> _Stated exercise_: Could the lines from the start of the data through the line with "1.38, 1.26, 1.12];" be set down exactly, with no pictures among them?

> _Dataset extract_:

■ ■ ■

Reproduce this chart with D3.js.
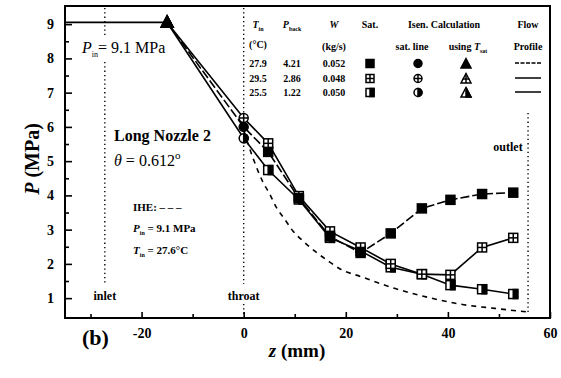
<!DOCTYPE html>
<html>
<head>
<meta charset="utf-8">
<script src="https://cdn.jsdelivr.net/npm/d3@7"></script>
<style>
  body { margin: 0; background: #fff; }
  svg { display: block; font-family: "Liberation Serif", "DejaVu Serif", serif; }
</style>
</head>
<body>
<svg id="chart" width="561" height="378"></svg>
<script>
// ---- data ----
const pInlet = 9.05;
const zInlet = [-35, -15];
const zThroat = 0;
const pThroat = [6.0, 6.26, 5.67];           // filled, crossed, half
const zSquares = [4.8, 10.8, 16.9, 22.9, 28.8, 34.9, 40.5, 46.7, 52.8];
const pFilled  = [5.27, 3.92, 2.80, 2.32, 2.89, 3.62, 3.87, 4.04, 4.08];
const pCrossed = [5.52, 3.98, 2.95, 2.48, 2.00, 1.70, 1.68, 2.48, 2.76];
const pHalf    = [4.74, 3.88, 2.76, 2.38, 1.90, 1.70, 1.38, 1.26, 1.12];

// IHE prediction (dashed)
const zIHE = [0, 1.8, 3.8, 5.1, 6.4, 8.0, 9.6, 11.9, 14.2, 16.4, 18.8, 23.1, 29.7, 36.2, 42.6, 49.2, 55.4];
const pIHE = [5.9, 5.1, 4.38, 4.04, 3.65, 3.31, 2.97, 2.63, 2.34, 2.10, 1.86, 1.62, 1.28, 1.02, 0.82, 0.70, 0.60];

// legend table
const tIn   = ["27.9", "29.5", "25.5"];
const pBack = ["4.21", "2.86", "1.22"];
const flowW = ["0.052", "0.048", "0.050"];
const styles = ["filled", "crossed", "half"];

const xTicks = [-20, 0, 20, 40, 60];
const xMinor = [-30, -10, 10, 30, 50];
const yTicks = [1, 2, 3, 4, 5, 6, 7, 8, 9];
const yMinor = [1.5, 2.5, 3.5, 4.5, 5.5, 6.5, 7.5, 8.5];

const zInletLine = -27.2, zOutletLine = 55.7;

// ---- layout ----
const W = 561, H = 378;
const m = { left: 65, right: 11, top: 6, bottom: 60 };
const svg = d3.select('#chart');

const x = d3.scaleLinear().domain([-35, 60]).range([m.left, W - m.right]);
const y = d3.scaleLinear().domain([0.42, 9.53]).range([H - m.bottom, m.top]);

// axes (ticks point inward)
svg.append('g').attr('transform', `translate(0,${H - m.bottom})`)
  .call(d3.axisBottom(x).tickValues(xTicks).tickSize(-6).tickPadding(10).tickFormat(d => String(d)));
svg.append('g').attr('transform', `translate(0,${H - m.bottom})`)
  .call(d3.axisBottom(x).tickValues(xMinor).tickSize(-4).tickFormat(''));
svg.append('g').attr('transform', `translate(${m.left},0)`)
  .call(d3.axisLeft(y).tickValues(yTicks).tickSize(-7).tickPadding(11));
svg.append('g').attr('transform', `translate(${m.left},0)`)
  .call(d3.axisLeft(y).tickValues(yMinor).tickSize(-4).tickFormat(''));
svg.selectAll('.domain').remove();
svg.selectAll('.tick line').attr('stroke', '#000').attr('stroke-width', 1.6);
svg.selectAll('.tick text').attr('font-family', '"Liberation Serif", serif')
  .attr('font-weight', 'bold').attr('font-size', 14).attr('fill', '#000');

// frame
svg.append('rect').attr('x', m.left).attr('y', m.top)
  .attr('width', W - m.left - m.right).attr('height', H - m.top - m.bottom)
  .attr('fill', 'none').attr('stroke', '#000').attr('stroke-width', 2);

// dotted location lines
const dotted = (z, y0, y1) => svg.append('line')
  .attr('x1', x(z)).attr('x2', x(z)).attr('y1', y0).attr('y2', y1)
  .attr('stroke', '#000').attr('stroke-width', 1.4).attr('stroke-dasharray', '1.3,3');
dotted(zInletLine, 8, 36); dotted(zInletLine, 62, 283);
dotted(zThroat, 8, 284); dotted(zThroat, 304, 316);
dotted(zOutletLine, 113, 312);

// lines
const line = d3.line().x(d => x(d[0])).y(d => y(d[1]));
const seriesP = [pFilled, pCrossed, pHalf];
svg.append('path')
  .attr('d', line(zInlet.map(z => [z, pInlet])))
  .attr('fill', 'none').attr('stroke', '#000').attr('stroke-width', 1.8);
svg.append('path')
  .attr('d', d3.line().curve(d3.curveMonotoneX).x(d => x(d[0])).y(d => y(d[1]))(zIHE.map((z, i) => [z, pIHE[i]])))
  .attr('fill', 'none').attr('stroke', '#000').attr('stroke-width', 1.6).attr('stroke-dasharray', '5,5');
seriesP.forEach((ps, k) => {
  const pts = [[zInlet[1], pInlet], [zThroat, pThroat[k]]].concat(zSquares.map((z, i) => [z, ps[i]]));
  svg.append('path').attr('d', line(pts))
    .attr('fill', 'none').attr('stroke', '#000').attr('stroke-width', 1.6)
    .attr('stroke-dasharray', k === 0 ? '9,3' : null);
});

// markers
function marker(g, shape, style, cx, cy, s) {
  const h = s / 2;
  const gg = g.append('g').attr('transform', `translate(${cx},${cy})`)
    .attr('stroke', '#000').attr('stroke-width', 1.5);
  if (shape === 'square') {
    gg.append('rect').attr('x', -h).attr('y', -h).attr('width', s).attr('height', s)
      .attr('fill', style === 'filled' ? '#000' : '#fff');
    if (style === 'crossed') {
      gg.append('line').attr('x1', -h).attr('x2', h).attr('y1', 0).attr('y2', 0);
      gg.append('line').attr('x1', 0).attr('x2', 0).attr('y1', -h).attr('y2', h);
    }
    if (style === 'half') gg.append('rect').attr('x', 0).attr('y', -h).attr('width', h).attr('height', s).attr('fill', '#000');
  } else if (shape === 'circle') {
    gg.append('circle').attr('r', h).attr('fill', style === 'filled' ? '#000' : '#fff');
    if (style === 'crossed') {
      gg.append('line').attr('x1', -h).attr('x2', h).attr('y1', 0).attr('y2', 0);
      gg.append('line').attr('x1', 0).attr('x2', 0).attr('y1', -h).attr('y2', h);
    }
    if (style === 'half') gg.append('path').attr('d', `M0,${-h}A${h},${h} 0 0 1 0,${h}Z`).attr('fill', '#000');
  } else {
    const t = [[0, -h * 1.1], [h, h * 0.8], [-h, h * 0.8]];
    gg.append('polygon').attr('points', t.join(' ')).attr('fill', style === 'filled' ? '#000' : '#fff');
    if (style === 'crossed') {
      gg.append('line').attr('x1', 0).attr('x2', 0).attr('y1', -h * 1.1).attr('y2', h * 0.8);
      gg.append('line').attr('x1', -h * 0.7).attr('x2', h * 0.7).attr('y1', 0).attr('y2', 0);
    }
    if (style === 'half') gg.append('polygon').attr('points', [[0, -h * 1.1], [h, h * 0.8], [0, h * 0.8]].join(' ')).attr('fill', '#000');
  }
}

const mk = svg.append('g');
[2, 1, 0].forEach(k => {
  marker(mk, 'circle', styles[k], x(zThroat), y(pThroat[k]), 9);
  zSquares.forEach((z, i) => marker(mk, 'square', styles[k], x(z), y(seriesP[k][i]), 9));
});
[2, 1, 0].forEach(k => marker(mk, 'triangle', styles[k], x(zInlet[1]), y(pInlet), 12));

// legend table
const lg = svg.append('g').attr('font-weight', 'bold').attr('font-size', 10).attr('text-anchor', 'middle');
const col = { t: 258, p: 292, w: 334, sat: 370, cir: 418, tri: 466, flow: 528 };
const rowY = [67, 82, 96];
const hdr1 = 28, hdr2 = 50;
lg.append('text').attr('x', col.t).attr('y', hdr1).html('<tspan font-style="italic">T</tspan><tspan font-size="6" dy="3">in</tspan>');
lg.append('text').attr('x', col.t).attr('y', hdr2 - 2).text('(°C)');
lg.append('text').attr('x', col.p).attr('y', hdr1).html('<tspan font-style="italic">P</tspan><tspan font-size="6" dy="3">back</tspan>');
lg.append('text').attr('x', col.w).attr('y', hdr1).attr('font-style', 'italic').text('W');
lg.append('text').attr('x', col.w).attr('y', hdr2).text('(kg/s)');
lg.append('text').attr('x', col.sat).attr('y', hdr1).text('Sat.');
lg.append('text').attr('x', 444).attr('y', hdr1).text('Isen. Calculation');
lg.append('text').attr('x', 412).attr('y', hdr2).text('sat. line');
lg.append('text').attr('x', 468).attr('y', hdr2).html('using <tspan font-style="italic">T</tspan><tspan font-size="6" dy="3">sat</tspan>');
lg.append('text').attr('x', col.flow).attr('y', hdr1).text('Flow');
lg.append('text').attr('x', col.flow).attr('y', hdr2).text('Profile');
styles.forEach((st, k) => {
  const ry = rowY[k];
  lg.append('text').attr('x', col.t).attr('y', ry).text(tIn[k]);
  lg.append('text').attr('x', col.p).attr('y', ry).text(pBack[k]);
  lg.append('text').attr('x', col.w).attr('y', ry).text(flowW[k]);
  marker(lg, 'square', st, col.sat, ry - 3.5, 8);
  marker(lg, 'circle', st, col.cir, ry - 3.5, 8);
  marker(lg, 'triangle', st, col.tri, ry - 3, 10);
  lg.append('line').attr('x1', col.flow - 13).attr('x2', col.flow + 13).attr('y1', ry - 4).attr('y2', ry - 4)
    .attr('stroke', '#000').attr('stroke-width', 1.5).attr('stroke-dasharray', k === 0 ? '4,1.5' : null);
});

// annotations
const ann = svg.append('g').attr('fill', '#000');
ann.append('text').attr('x', 82).attr('y', 53).attr('font-size', 16)
  .html('<tspan font-style="italic">P</tspan><tspan font-size="8" dy="4">in</tspan><tspan dy="-4">= 9.1 MPa</tspan>');
ann.append('text').attr('x', 114).attr('y', 141).attr('font-size', 16).attr('font-weight', 'bold').text('Long Nozzle 2');
ann.append('text').attr('x', 114).attr('y', 166).attr('font-size', 16)
  .html('<tspan font-style="italic">θ</tspan> = 0.612<tspan font-size="11" dy="-7">o</tspan>');
const ihe = ann.append('g').attr('font-size', 11).attr('font-weight', 'bold');
ihe.append('text').attr('x', 133).attr('y', 211).text('IHE:  – – –');
ihe.append('text').attr('x', 133).attr('y', 232)
  .html('<tspan font-style="italic">P</tspan><tspan font-size="6" dy="3">in</tspan><tspan dy="-3"> = 9.1 MPa</tspan>');
ihe.append('text').attr('x', 133).attr('y', 254)
  .html('<tspan font-style="italic">T</tspan><tspan font-size="6" dy="3">in</tspan><tspan dy="-3"> = 27.6°C</tspan>');
const loc = ann.append('g').attr('font-size', 12).attr('font-weight', 'bold').attr('text-anchor', 'middle');
loc.append('text').attr('x', x(zInletLine)).attr('y', 300).text('inlet');
loc.append('text').attr('x', x(zThroat)).attr('y', 300).text('throat');
loc.append('text').attr('x', 508).attr('y', 151).text('outlet');

ann.append('text').attr('x', 82).attr('y', 345).attr('font-size', 22).attr('font-weight', 'bold').text('(b)');
ann.append('text').attr('x', 297).attr('y', 357).attr('font-size', 19).attr('font-weight', 'bold')
  .attr('text-anchor', 'middle').html('<tspan font-style="italic">z</tspan> (mm)');
ann.append('text').attr('transform', 'translate(39,159) rotate(-90)').attr('font-size', 20)
  .attr('font-weight', 'bold').attr('text-anchor', 'middle')
  .html('<tspan font-style="italic">P</tspan> (MPa)');
</script>
</body>
</html>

■ ■ ■

> _In response_:
Reproduce this chart with D3.js.
<!DOCTYPE html>
<html>
<head>
<meta charset="utf-8">
<script src="https://cdn.jsdelivr.net/npm/d3@7"></script>
<style>
  body { margin: 0; background: #fff; }
  svg { display: block; font-family: "Liberation Serif", "DejaVu Serif", serif; }
</style>
</head>
<body>
<svg id="chart" width="561" height="378"></svg>
<script>
// ---- data ----
const pInlet = 9.05;
const zInlet = [-35, -15];
const zThroat = 0;
const pThroat = [6.0, 6.26, 5.67];           // filled, crossed, half
const zSquares = [4.8, 10.8, 16.9, 22.9, 28.8, 34.9, 40.5, 46.7, 52.8];
const pFilled  = [5.27, 3.92, 2.80, 2.32, 2.89, 3.62, 3.87, 4.04, 4.08];
const pCrossed = [5.52, 3.98, 2.95, 2.48, 2.00, 1.70, 1.68, 2.48, 2.76];
const pHalf    = [4.74, 3.88, 2.76, 2.38, 1.90, 1.70, 1.38, 1.26, 1.12];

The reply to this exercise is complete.